Migranten, en dan vooral economische migranten, kiezen er zelf voor om zich elders te vestigen, in een regio of land waar de vooruitzichten voor henzelf en voor hun familie rooskleuriger zijn. Vluchtelingen daarentegen worden daartoe verplicht omdat hun leven of vrijheid in gevaar is. Ze kunnen niet rekenen op de bescherming van hun eigen staat – het is vaak hun eigen overheid die hen dreigt te vervolgen. Als ze niet door andere landen worden opvangen, of geen hulp krijgen wanneer ze zich op hun grondgebied bevinden, worden deze vluchtelingen veroordeeld tot een leven in ondraaglijke omstandigheden, in de marge van de samenleving, zonder bestaansmiddelen of rechten, in sommige gevallen zelfs met de dood tot gevolg.
Overleven in de stad
Het beeld dat de wereld gewoonlijk associeert met vluchtelingen zijn beige tentenrijen die zich eindeloos uitstrekken in een geïmproviseerd, ongebreideld uitdeinend noodkamp. In werkelijkheid wordt slechts één derde van de 15,2 miljoen vluchtelingen in de wereld opgevangen in kampen. Net als 3,3 miljard bewoners van onze planeet trekken de meeste vluchtelingen regelmatig van stad naar stad, een trend die zich sinds de jaren 1950 sneller lijkt door te zetten. Ruim de helft van de vluchtelingen aan wie UNHCR hulp verstrekt, leeft vandaag in de steden, terwijl anderen op het platteland wonen, buiten de tentenkampen. In de toekomst zullen ontwortelde personen meer en meer hun toevlucht zoeken in de steden om te kunnen overleven, net als de vluchtelingen die terugkeren naar hun land van herkomst of ontheemden in eigen land.
In tegenstelling tot een gesloten kamp bieden de steden meer mogelijkheden om in alle anonimiteit inkomsten te verwerven en een betere toekomst op te bouwen. In de steden zijn er echter ook gevaren: de vluchtelingen krijgen er geen officiële identiteitspapieren, ze worden er uitgebuit, gearresteerd of vastgehouden, of moeten met de arme lokale bevolking concurreren voor werk, vaak onderbetaald.
Vroeger waren heel wat vluchtelingen die in de steden woonden jonge mannen die over bepaalde beroepsvaardigheden beschikten en in hun levensonderhoud konden voorzien. Vandaag zijn steeds meer vluchtelingen vrouwen – die tijdens hun radeloze vlucht mogelijk het slachtoffer werden van verkrachting en geweld – maar ook kinderen en ouderen, elk met hun eigen noden. In de anonimiteit van grote steden is het voor die mensen vaak moeilijk om in contact te komen met UNHCR en de steun te krijgen die ze nodig hebben. Bovendien verloopt de dienstverlening door het VN-vluchtelingenagentschap er moeizamer dan in een kamp.

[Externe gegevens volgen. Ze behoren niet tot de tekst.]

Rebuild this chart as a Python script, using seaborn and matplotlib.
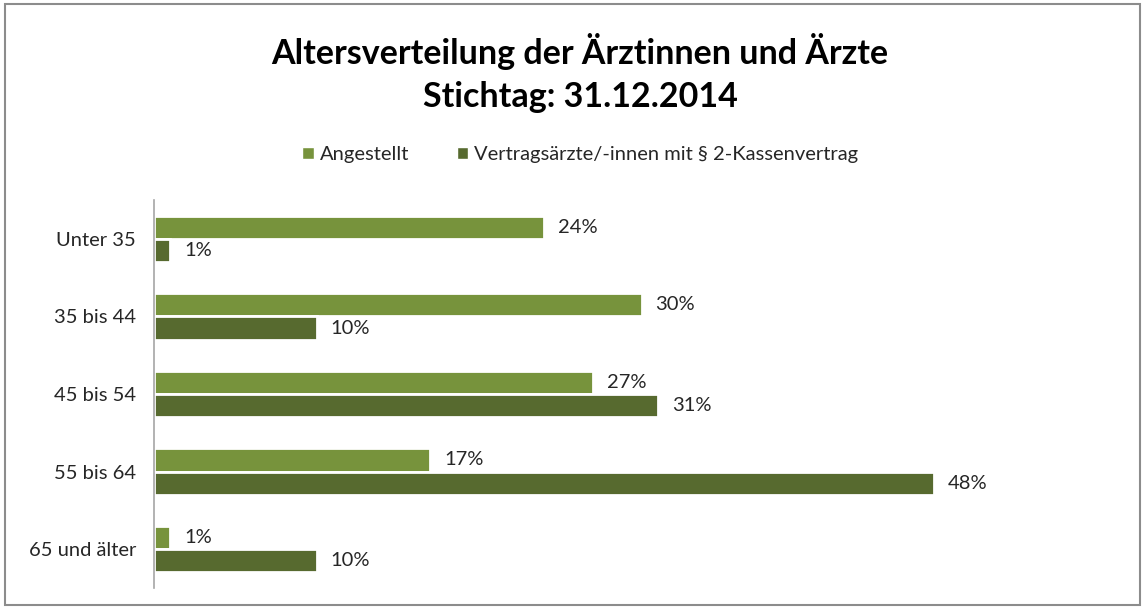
import matplotlib
matplotlib.use("Agg")
import matplotlib.pyplot as plt
from matplotlib.patches import Rectangle
import seaborn as sns
import pandas as pd

# Age groups and share of doctors per group (in percent)
age_groups = ["Unter 35", "35 bis 44", "45 bis 54", "55 bis 64", "65 und älter"]
series_names = ["Angestellt", "Vertragsärzte/-innen mit § 2-Kassenvertrag"]
angestellt = [24, 30, 27, 17, 1]
vertragsaerzte = [1, 10, 31, 48, 10]
colors = ["#77933C", "#576A2F"]

sns.set_theme(style="white")
plt.rcParams["font.family"] = ["Lato", "DejaVu Sans"]

df = pd.DataFrame({
    "Altersgruppe": age_groups * 2,
    "Anteil": angestellt + vertragsaerzte,
    "Gruppe": [series_names[0]] * len(age_groups) + [series_names[1]] * len(age_groups),
})

fig = plt.figure(figsize=(11.45, 6.08), dpi=100)
ax = fig.add_axes([154 / 1145, 20 / 608, 845 / 1145, 388 / 608])

sns.barplot(
    data=df, x="Anteil", y="Altersgruppe", hue="Gruppe", order=age_groups,
    hue_order=series_names, palette=colors, orient="h", width=0.6,
    edgecolor="white", linewidth=2, saturation=1, legend=False, ax=ax,
)

for container in ax.containers:
    ax.bar_label(container, fmt="%d%%", padding=10, fontsize=14.5, color="#262626")

ax.set_xlim(0, 52)
ax.set_ylim(4.5, -0.5)
ax.set_xlabel("")
ax.set_ylabel("")
ax.set_xticks([])
ax.tick_params(axis="y", length=0, pad=13, labelsize=14.5, labelcolor="#262626")
for side in ["top", "right", "bottom"]:
    ax.spines[side].set_visible(False)
ax.spines["left"].set_color("#A6A6A6")
ax.spines["left"].set_linewidth(1.2)

# Title
fig.text(0.5066, 1 - 52 / 608, "Altersverteilung der Ärztinnen und Ärzte",
         ha="center", va="center", fontsize=24.5, fontweight="bold", color="black")
fig.text(0.5066, 1 - 97 / 608, "Stichtag: 31.12.2014",
         ha="center", va="center", fontsize=24.5, fontweight="bold", color="black")

# Legend
handles = [Rectangle((0, 0), 1, 1, facecolor=c) for c in colors]
fig.legend(handles, series_names, loc="center", bbox_to_anchor=(0.507, 1 - 155 / 608),
           ncol=2, frameon=False, fontsize=14.5, handlelength=0.55, handleheight=0.55,
           handletextpad=0.3, columnspacing=2.4, labelcolor="#262626")

# Chart frame
fig.patches.append(Rectangle((5 / 1145, 3 / 608), 1135 / 1145, 601 / 608,
                             transform=fig.transFigure, fill=False,
                             edgecolor="#8C8C8C", linewidth=1.5))

fig.savefig("out.png", dpi=100)
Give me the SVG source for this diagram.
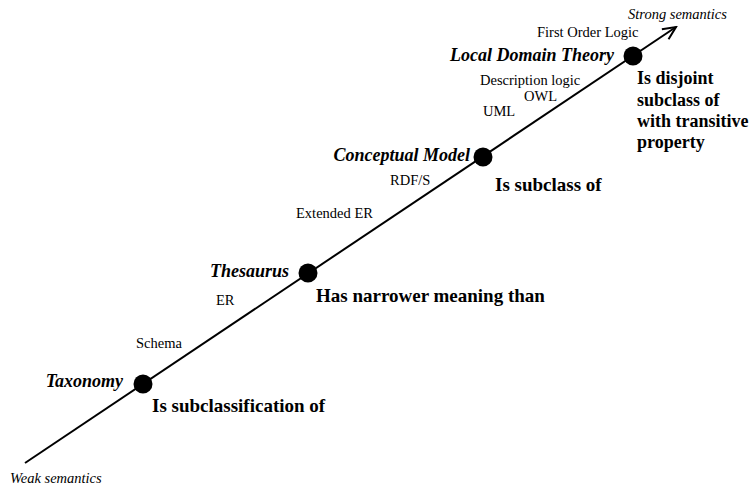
<svg xmlns="http://www.w3.org/2000/svg" width="750" height="486" viewBox="0 0 750 486">
<defs>
<style>
text{font-family:"Liberation Serif","Times New Roman",serif;fill:#000}
.lab{font-size:14.5px}
.it{font-size:14.5px;font-style:italic}
.node{font-size:18px;font-weight:bold;font-style:italic;text-anchor:end}
.rel{font-size:19px;font-weight:bold}
.rel2{font-size:18px;font-weight:bold}
.dot{fill:#000}
</style>
<marker id="arr" markerWidth="16" markerHeight="14" refX="14" refY="7" orient="auto" markerUnits="userSpaceOnUse">
<path d="M1,1 L14,7 L1,13" fill="none" stroke="#000" stroke-width="2"/>
</marker>
</defs>
<rect width="750" height="486" fill="#fff"/>
<g id="connectors">
<line x1="25" y1="463" x2="676" y2="27" stroke="#000" stroke-width="2" marker-end="url(#arr)"/>
</g>
<g id="taxonomy">
<circle class="dot" cx="143" cy="384" r="9.5"/>
<text class="node" x="123" y="387">Taxonomy</text>
<text class="rel" x="152" y="412">Is subclassification of</text>
</g>
<g id="thesaurus">
<circle class="dot" cx="308" cy="273" r="9.5"/>
<text class="node" x="289" y="277">Thesaurus</text>
<text class="rel" x="316" y="302">Has narrower meaning than</text>
</g>
<g id="conceptual-model">
<circle class="dot" cx="483" cy="157" r="9.5"/>
<text class="node" x="470" y="161">Conceptual Model</text>
<text class="rel" x="495" y="191">Is subclass of</text>
</g>
<g id="local-domain-theory">
<circle class="dot" cx="633" cy="56" r="9.5"/>
<text class="node" x="614" y="61">Local Domain Theory</text>
<text class="rel2" x="637" y="84">Is disjoint</text>
<text class="rel2" x="637" y="106">subclass of</text>
<text class="rel2" x="637" y="127">with transitive</text>
<text class="rel2" x="637" y="148">property</text>
</g>
<g id="labels">
<text class="it" x="628" y="19">Strong semantics</text>
<text class="it" x="10" y="483">Weak semantics</text>
<text class="lab" x="537" y="37">First Order Logic</text>
<text class="lab" x="480" y="85">Description logic</text>
<text class="lab" x="524" y="101">OWL</text>
<text class="lab" x="483" y="116">UML</text>
<text class="lab" x="390" y="185">RDF/S</text>
<text class="lab" x="296" y="218">Extended ER</text>
<text class="lab" x="216" y="305">ER</text>
<text class="lab" x="136" y="348">Schema</text>
</g>
</svg>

In 2009 wijzigde UNHCR zijn beleid ten aanzien van vluchtelingen die in de steden wonen, deels op basis van zijn ervaring met de hulpverlening aan 400.000 Iraakse vluchtelingen op een totaal van bijna twee miljoen ontheemde Irakezen sinds 2003, van wie de meesten naar grote steden in de buurlanden vluchtten.
In ieder geval hebben vluchtelingen die in de steden wonen en vluchtelingen die in kampen worden opgevangen dezelfde mensenrechten en zijn zowel UNHCR als de gastlanden verplicht hen te beschermen en hun status van vluchteling te eerbiedigen. Het VN-vluchtelingenagentschap moet voorts zijn inspanningen toespitsen op nieuwe vormen van samenwerking met gemeenten, lokale maatschappelijke organisaties en andere structuren om aangepaste hulp te kunnen bieden aan vluchtelingen die in de stad verblijven.